**Written instruction:**
Gather, from the data below, each line in which the word "this" occurs.

Entries with chart source code:
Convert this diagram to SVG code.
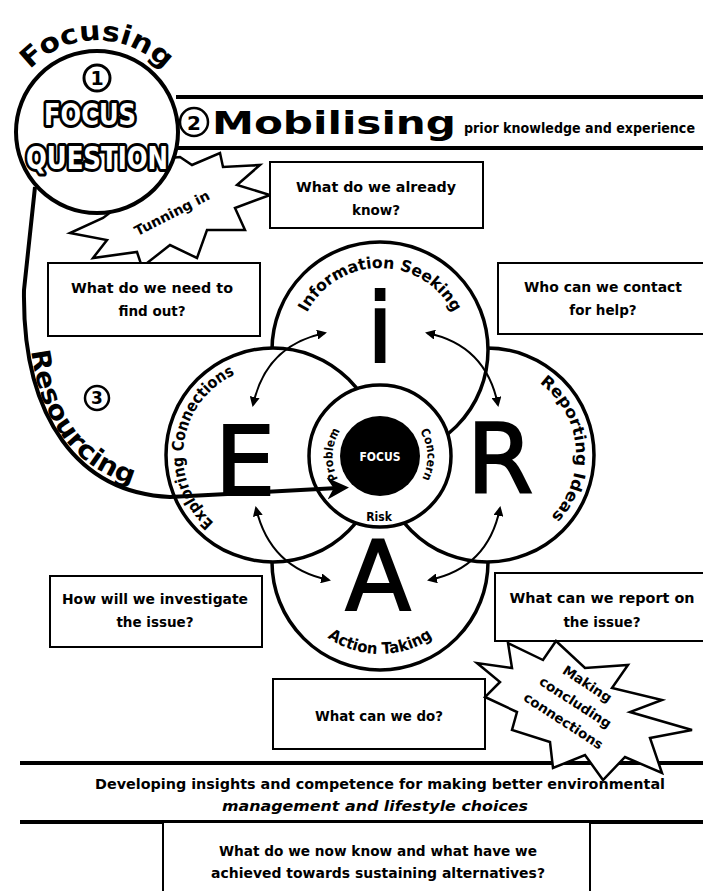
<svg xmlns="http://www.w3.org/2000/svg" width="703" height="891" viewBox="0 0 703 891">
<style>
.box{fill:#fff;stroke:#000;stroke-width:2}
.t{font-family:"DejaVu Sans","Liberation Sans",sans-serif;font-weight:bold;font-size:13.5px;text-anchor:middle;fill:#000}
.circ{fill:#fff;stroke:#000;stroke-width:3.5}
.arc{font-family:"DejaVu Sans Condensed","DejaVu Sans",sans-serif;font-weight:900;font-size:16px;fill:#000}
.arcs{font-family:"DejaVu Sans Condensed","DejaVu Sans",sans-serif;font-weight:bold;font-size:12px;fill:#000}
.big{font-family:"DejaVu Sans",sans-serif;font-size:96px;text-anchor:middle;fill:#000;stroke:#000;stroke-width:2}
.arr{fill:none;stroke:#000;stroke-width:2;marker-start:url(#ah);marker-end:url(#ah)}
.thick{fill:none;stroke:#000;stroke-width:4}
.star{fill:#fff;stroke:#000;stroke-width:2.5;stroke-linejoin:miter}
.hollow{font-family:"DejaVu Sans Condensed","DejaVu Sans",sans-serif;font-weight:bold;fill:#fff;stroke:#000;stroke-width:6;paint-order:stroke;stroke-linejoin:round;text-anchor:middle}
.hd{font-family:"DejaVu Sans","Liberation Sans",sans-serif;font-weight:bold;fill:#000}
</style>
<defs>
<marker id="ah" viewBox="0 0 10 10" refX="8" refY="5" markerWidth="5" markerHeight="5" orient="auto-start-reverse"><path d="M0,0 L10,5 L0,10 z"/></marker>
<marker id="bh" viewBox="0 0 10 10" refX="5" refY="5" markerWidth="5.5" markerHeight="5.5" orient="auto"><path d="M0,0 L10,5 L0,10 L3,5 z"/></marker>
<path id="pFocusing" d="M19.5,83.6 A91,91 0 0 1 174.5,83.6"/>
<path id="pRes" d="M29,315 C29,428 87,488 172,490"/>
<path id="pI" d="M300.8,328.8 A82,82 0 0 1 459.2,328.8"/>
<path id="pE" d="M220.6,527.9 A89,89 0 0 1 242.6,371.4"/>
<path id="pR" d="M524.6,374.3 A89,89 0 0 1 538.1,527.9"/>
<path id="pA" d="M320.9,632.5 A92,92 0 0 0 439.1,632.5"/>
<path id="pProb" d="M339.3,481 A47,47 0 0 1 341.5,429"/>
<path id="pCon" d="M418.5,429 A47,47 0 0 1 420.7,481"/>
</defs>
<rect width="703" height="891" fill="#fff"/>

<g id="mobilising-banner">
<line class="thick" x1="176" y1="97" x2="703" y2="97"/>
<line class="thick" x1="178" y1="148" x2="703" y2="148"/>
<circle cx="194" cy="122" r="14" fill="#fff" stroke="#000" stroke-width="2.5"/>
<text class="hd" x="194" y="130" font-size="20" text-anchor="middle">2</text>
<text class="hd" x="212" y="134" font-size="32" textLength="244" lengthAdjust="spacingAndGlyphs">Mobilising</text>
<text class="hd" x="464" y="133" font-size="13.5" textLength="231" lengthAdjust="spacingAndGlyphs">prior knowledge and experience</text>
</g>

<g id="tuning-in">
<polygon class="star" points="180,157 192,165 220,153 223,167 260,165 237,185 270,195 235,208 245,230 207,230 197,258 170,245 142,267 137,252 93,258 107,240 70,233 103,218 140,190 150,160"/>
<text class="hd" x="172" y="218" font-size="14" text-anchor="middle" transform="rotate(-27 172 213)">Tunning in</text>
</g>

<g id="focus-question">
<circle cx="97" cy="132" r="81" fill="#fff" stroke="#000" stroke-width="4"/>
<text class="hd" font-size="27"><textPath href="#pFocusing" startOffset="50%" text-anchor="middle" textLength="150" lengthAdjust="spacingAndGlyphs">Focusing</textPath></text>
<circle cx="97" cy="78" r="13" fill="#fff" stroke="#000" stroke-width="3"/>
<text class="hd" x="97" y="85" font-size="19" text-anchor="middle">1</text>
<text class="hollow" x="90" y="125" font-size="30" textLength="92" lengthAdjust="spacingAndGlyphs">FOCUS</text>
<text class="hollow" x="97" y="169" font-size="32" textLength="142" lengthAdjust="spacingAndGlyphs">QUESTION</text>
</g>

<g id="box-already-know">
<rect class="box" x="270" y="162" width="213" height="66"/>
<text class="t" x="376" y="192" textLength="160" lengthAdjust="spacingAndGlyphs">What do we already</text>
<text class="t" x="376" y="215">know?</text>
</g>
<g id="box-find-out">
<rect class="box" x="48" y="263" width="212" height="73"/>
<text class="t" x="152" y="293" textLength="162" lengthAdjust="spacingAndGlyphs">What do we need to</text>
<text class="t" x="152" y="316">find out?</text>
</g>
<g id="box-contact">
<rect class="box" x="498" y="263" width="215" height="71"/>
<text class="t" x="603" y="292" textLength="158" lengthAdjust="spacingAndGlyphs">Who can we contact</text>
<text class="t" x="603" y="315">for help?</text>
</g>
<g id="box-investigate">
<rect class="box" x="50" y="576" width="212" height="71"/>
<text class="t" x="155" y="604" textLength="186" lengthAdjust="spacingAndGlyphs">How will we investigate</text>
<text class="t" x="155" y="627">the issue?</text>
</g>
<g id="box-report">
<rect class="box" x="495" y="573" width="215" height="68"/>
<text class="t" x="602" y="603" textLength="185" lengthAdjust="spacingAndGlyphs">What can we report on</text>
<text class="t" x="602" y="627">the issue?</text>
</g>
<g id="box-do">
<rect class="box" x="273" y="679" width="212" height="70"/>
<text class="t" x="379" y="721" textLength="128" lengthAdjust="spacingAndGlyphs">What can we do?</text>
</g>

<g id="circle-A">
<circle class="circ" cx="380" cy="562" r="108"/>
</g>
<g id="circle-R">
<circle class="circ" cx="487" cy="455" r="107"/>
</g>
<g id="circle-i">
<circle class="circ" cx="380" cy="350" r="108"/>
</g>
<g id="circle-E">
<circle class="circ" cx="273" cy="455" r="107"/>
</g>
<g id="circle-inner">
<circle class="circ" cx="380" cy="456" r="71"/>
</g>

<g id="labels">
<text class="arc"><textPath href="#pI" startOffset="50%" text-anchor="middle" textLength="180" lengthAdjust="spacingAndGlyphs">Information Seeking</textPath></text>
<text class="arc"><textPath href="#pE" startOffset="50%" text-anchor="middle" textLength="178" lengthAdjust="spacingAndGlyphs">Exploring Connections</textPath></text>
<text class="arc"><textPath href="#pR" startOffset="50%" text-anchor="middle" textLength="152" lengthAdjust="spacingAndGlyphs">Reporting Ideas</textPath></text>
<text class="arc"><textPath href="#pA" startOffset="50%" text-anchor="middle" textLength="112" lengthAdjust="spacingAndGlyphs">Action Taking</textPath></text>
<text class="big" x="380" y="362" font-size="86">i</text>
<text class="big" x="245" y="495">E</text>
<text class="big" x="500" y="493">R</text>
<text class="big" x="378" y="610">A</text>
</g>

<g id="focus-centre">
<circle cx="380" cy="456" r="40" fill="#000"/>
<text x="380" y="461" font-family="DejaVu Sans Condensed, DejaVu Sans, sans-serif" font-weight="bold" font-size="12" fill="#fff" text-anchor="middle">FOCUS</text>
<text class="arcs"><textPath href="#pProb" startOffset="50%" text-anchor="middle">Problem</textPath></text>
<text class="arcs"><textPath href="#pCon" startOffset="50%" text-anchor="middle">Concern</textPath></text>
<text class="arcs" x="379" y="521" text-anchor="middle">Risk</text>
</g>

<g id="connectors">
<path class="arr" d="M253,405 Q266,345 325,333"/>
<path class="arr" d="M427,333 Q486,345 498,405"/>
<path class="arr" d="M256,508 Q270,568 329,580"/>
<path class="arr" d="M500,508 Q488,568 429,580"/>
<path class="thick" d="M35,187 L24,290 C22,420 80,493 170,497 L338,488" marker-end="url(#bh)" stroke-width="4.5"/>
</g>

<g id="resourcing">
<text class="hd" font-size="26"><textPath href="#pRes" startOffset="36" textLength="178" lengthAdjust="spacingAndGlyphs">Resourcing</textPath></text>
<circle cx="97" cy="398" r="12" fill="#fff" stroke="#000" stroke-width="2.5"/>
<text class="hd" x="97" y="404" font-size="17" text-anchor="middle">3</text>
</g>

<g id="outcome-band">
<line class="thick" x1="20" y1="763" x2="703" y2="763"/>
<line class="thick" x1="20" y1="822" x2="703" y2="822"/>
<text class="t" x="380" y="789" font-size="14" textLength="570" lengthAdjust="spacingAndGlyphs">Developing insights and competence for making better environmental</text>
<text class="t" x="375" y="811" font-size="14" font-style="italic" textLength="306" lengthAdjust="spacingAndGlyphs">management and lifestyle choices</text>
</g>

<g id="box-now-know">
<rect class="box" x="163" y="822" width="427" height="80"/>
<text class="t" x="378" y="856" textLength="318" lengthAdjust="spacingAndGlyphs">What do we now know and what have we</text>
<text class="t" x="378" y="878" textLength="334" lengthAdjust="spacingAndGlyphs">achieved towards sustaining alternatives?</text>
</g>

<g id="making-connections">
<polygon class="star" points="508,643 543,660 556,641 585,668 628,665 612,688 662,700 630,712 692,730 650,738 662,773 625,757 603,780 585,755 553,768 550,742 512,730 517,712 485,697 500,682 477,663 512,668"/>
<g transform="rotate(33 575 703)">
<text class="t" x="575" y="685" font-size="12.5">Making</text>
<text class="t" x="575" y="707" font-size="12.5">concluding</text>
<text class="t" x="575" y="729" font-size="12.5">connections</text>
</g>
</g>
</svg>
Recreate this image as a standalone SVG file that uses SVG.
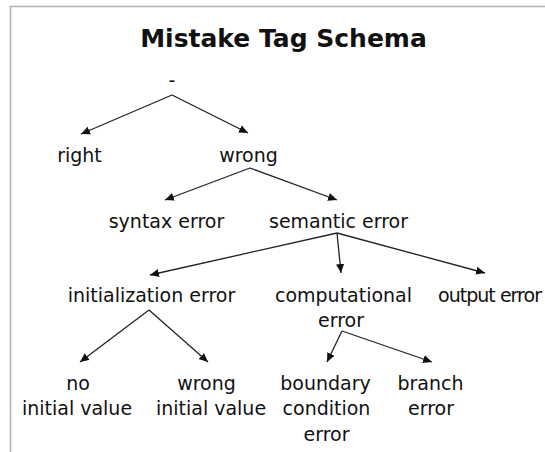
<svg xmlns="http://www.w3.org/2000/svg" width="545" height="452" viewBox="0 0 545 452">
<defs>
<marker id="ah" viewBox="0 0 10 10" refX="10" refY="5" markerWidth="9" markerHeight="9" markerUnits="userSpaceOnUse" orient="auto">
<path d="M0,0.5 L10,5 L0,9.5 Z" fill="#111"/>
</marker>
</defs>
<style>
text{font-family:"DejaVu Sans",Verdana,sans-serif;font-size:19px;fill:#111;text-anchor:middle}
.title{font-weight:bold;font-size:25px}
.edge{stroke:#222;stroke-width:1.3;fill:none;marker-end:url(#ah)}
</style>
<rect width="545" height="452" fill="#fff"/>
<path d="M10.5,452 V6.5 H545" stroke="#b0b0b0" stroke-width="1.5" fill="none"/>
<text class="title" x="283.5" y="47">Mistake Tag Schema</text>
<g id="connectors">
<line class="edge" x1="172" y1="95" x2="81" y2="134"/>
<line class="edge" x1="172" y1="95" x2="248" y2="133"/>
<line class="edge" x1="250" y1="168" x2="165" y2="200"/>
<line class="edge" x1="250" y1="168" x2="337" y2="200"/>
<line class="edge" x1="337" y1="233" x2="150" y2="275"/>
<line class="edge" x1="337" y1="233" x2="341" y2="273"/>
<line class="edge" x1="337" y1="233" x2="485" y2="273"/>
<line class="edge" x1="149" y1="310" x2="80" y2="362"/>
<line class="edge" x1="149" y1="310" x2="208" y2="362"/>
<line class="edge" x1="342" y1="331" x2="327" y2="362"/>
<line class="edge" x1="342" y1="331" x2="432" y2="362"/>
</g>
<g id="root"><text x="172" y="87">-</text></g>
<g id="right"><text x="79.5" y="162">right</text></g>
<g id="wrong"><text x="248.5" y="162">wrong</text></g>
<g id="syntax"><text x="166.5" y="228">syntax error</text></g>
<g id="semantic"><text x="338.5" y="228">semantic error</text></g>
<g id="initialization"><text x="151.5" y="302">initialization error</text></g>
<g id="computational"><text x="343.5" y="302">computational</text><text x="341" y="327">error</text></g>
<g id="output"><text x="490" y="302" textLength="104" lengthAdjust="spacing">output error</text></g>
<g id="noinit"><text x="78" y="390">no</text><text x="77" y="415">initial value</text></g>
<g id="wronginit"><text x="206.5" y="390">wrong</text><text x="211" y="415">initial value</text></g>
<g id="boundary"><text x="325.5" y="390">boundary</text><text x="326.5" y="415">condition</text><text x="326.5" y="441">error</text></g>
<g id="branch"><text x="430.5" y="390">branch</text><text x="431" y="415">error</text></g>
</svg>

**Exercise output:**
Convert this diagram to SVG code.
Recreate this image as a standalone SVG file that uses SVG.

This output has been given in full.